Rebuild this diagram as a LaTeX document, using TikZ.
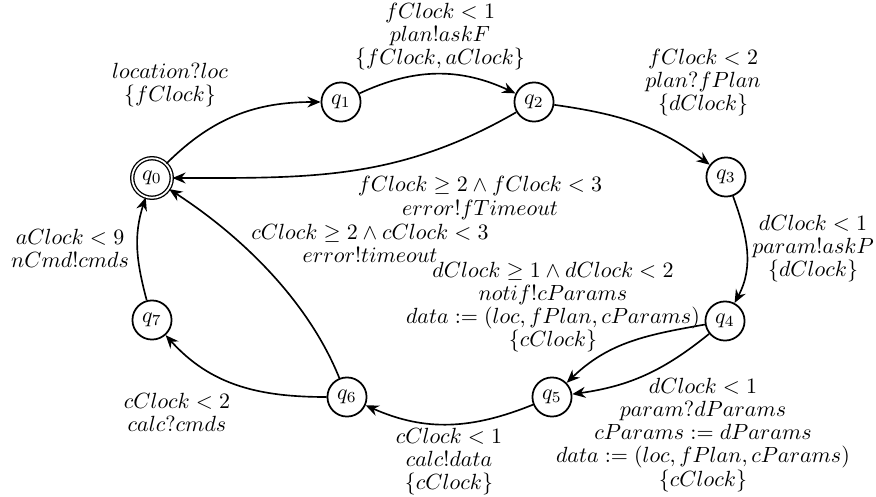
\documentclass[tikz,border=0pt]{standalone}
\usetikzlibrary{arrows.meta}
\begin{document}
\begin{tikzpicture}[x=0.455pt,y=0.455pt,
  st/.style={circle,draw,line width=0.8pt,minimum size=17.8pt,inner sep=0pt},
  acc/.style={circle,draw,double,line width=0.6pt,double distance=0.8pt,minimum size=18pt,inner sep=0pt},
  tr/.style={line width=0.75pt,-{Stealth[length=6pt,width=5pt,inset=2pt]}},
  lbl/.style={align=center,font=\fontsize{10}{10.5}\selectfont,inner sep=0pt}]
\useasboundingbox (0,0) rectangle (876,496);
% states
\node[acc] (q0) at (152,318) {$q_0$};
\node[st] (q1) at (341,394) {$q_1$};
\node[st] (q2) at (534,394) {$q_2$};
\node[st] (q3) at (726,319) {$q_3$};
\node[st] (q4) at (725,175) {$q_4$};
\node[st] (q5) at (552,99) {$q_5$};
\node[st] (q6) at (347,99) {$q_6$};
\node[st] (q7) at (152,176) {$q_7$};
% transitions
\draw[tr] (q0) to[out=45,in=180] (q1);
\draw[tr] (q1) to[out=25,in=155] (q2);
\draw[tr] (q2) to[out=-8,in=143] (q3);
\draw[tr] (q3) to[out=-70,in=62] (q4);
\draw[tr] (q4) to[out=190,in=44] (q5);
\draw[tr] (q4) to[out=219,in=8] (q5);
\draw[tr] (q5) to[out=202,in=-24] (q6);
\draw[tr] (q6) to[out=180,in=-48] (q7);
\draw[tr] (q7) to[out=105,in=-108] (q0);
\draw[tr] (q6) to[out=112,in=-33,looseness=0.85] (q0);
\draw[tr] (q2) to[out=210,in=0] (q0);
% labels
\node[lbl] (l01) at (170,411) {$location?loc$\\$\{fClock\}$};
\node[lbl] (l12) at (440,459) {$fClock<1$\\$plan!askF$\\$\{fClock,aClock\}$};
\node[lbl] (l23) at (703,413) {$fClock<2$\\$plan?fPlan$\\$\{dClock\}$};
\node[lbl] (l34) at (813,247) {$dClock<1$\\$param!askP$\\$\{dClock\}$};
\node[lbl] (l45a) at (553,189) {$dClock\geq 1\wedge dClock<2$\\$notif!cParams$\\$data:=(loc,fPlan,cParams)$\\$\{cClock\}$};
\node[lbl] (l45b) at (703,61) {$dClock<1$\\$param?dParams$\\$cParams:=dParams$\\$data:=(loc,fPlan,cParams)$\\$\{cClock\}$};
\node[lbl] (l56) at (449,34) {$cClock<1$\\$calc!data$\\$\{cClock\}$};
\node[lbl] (l67) at (177,84) {$cClock<2$\\$calc?cmds$};
\node[lbl] (l70) at (70,248) {$aClock<9$\\$nCmd!cmds$};
\node[lbl] (l60) at (370,253) {$cClock\geq 2\wedge cClock<3$\\$error!timeout$};
\node[lbl] (l20) at (480,298) {$fClock\geq 2\wedge fClock<3$\\$error!fTimeout$};
\end{tikzpicture}
\end{document}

* [GIVEN REQUEST]: Omit pictures; set down the rest of the material word for word.

* [RESULT]:
Rebuild this diagram as a LaTeX document, using TikZ.
\documentclass[tikz,border=0pt]{standalone}
\usetikzlibrary{arrows.meta}
\begin{document}
\begin{tikzpicture}[x=0.455pt,y=0.455pt,
  st/.style={circle,draw,line width=0.8pt,minimum size=17.8pt,inner sep=0pt},
  acc/.style={circle,draw,double,line width=0.6pt,double distance=0.8pt,minimum size=18pt,inner sep=0pt},
  tr/.style={line width=0.75pt,-{Stealth[length=6pt,width=5pt,inset=2pt]}},
  lbl/.style={align=center,font=\fontsize{10}{10.5}\selectfont,inner sep=0pt}]
\useasboundingbox (0,0) rectangle (876,496);
% states
\node[acc] (q0) at (152,318) {$q_0$};
\node[st] (q1) at (341,394) {$q_1$};
\node[st] (q2) at (534,394) {$q_2$};
\node[st] (q3) at (726,319) {$q_3$};
\node[st] (q4) at (725,175) {$q_4$};
\node[st] (q5) at (552,99) {$q_5$};
\node[st] (q6) at (347,99) {$q_6$};
\node[st] (q7) at (152,176) {$q_7$};
% transitions
\draw[tr] (q0) to[out=45,in=180] (q1);
\draw[tr] (q1) to[out=25,in=155] (q2);
\draw[tr] (q2) to[out=-8,in=143] (q3);
\draw[tr] (q3) to[out=-70,in=62] (q4);
\draw[tr] (q4) to[out=190,in=44] (q5);
\draw[tr] (q4) to[out=219,in=8] (q5);
\draw[tr] (q5) to[out=202,in=-24] (q6);
\draw[tr] (q6) to[out=180,in=-48] (q7);
\draw[tr] (q7) to[out=105,in=-108] (q0);
\draw[tr] (q6) to[out=112,in=-33,looseness=0.85] (q0);
\draw[tr] (q2) to[out=210,in=0] (q0);
% labels
\node[lbl] (l01) at (170,411) {$location?loc$\\$\{fClock\}$};
\node[lbl] (l12) at (440,459) {$fClock<1$\\$plan!askF$\\$\{fClock,aClock\}$};
\node[lbl] (l23) at (703,413) {$fClock<2$\\$plan?fPlan$\\$\{dClock\}$};
\node[lbl] (l34) at (813,247) {$dClock<1$\\$param!askP$\\$\{dClock\}$};
\node[lbl] (l45a) at (553,189) {$dClock\geq 1\wedge dClock<2$\\$notif!cParams$\\$data:=(loc,fPlan,cParams)$\\$\{cClock\}$};
\node[lbl] (l45b) at (703,61) {$dClock<1$\\$param?dParams$\\$cParams:=dParams$\\$data:=(loc,fPlan,cParams)$\\$\{cClock\}$};
\node[lbl] (l56) at (449,34) {$cClock<1$\\$calc!data$\\$\{cClock\}$};
\node[lbl] (l67) at (177,84) {$cClock<2$\\$calc?cmds$};
\node[lbl] (l70) at (70,248) {$aClock<9$\\$nCmd!cmds$};
\node[lbl] (l60) at (370,253) {$cClock\geq 2\wedge cClock<3$\\$error!timeout$};
\node[lbl] (l20) at (480,298) {$fClock\geq 2\wedge fClock<3$\\$error!fTimeout$};
\end{tikzpicture}
\end{document}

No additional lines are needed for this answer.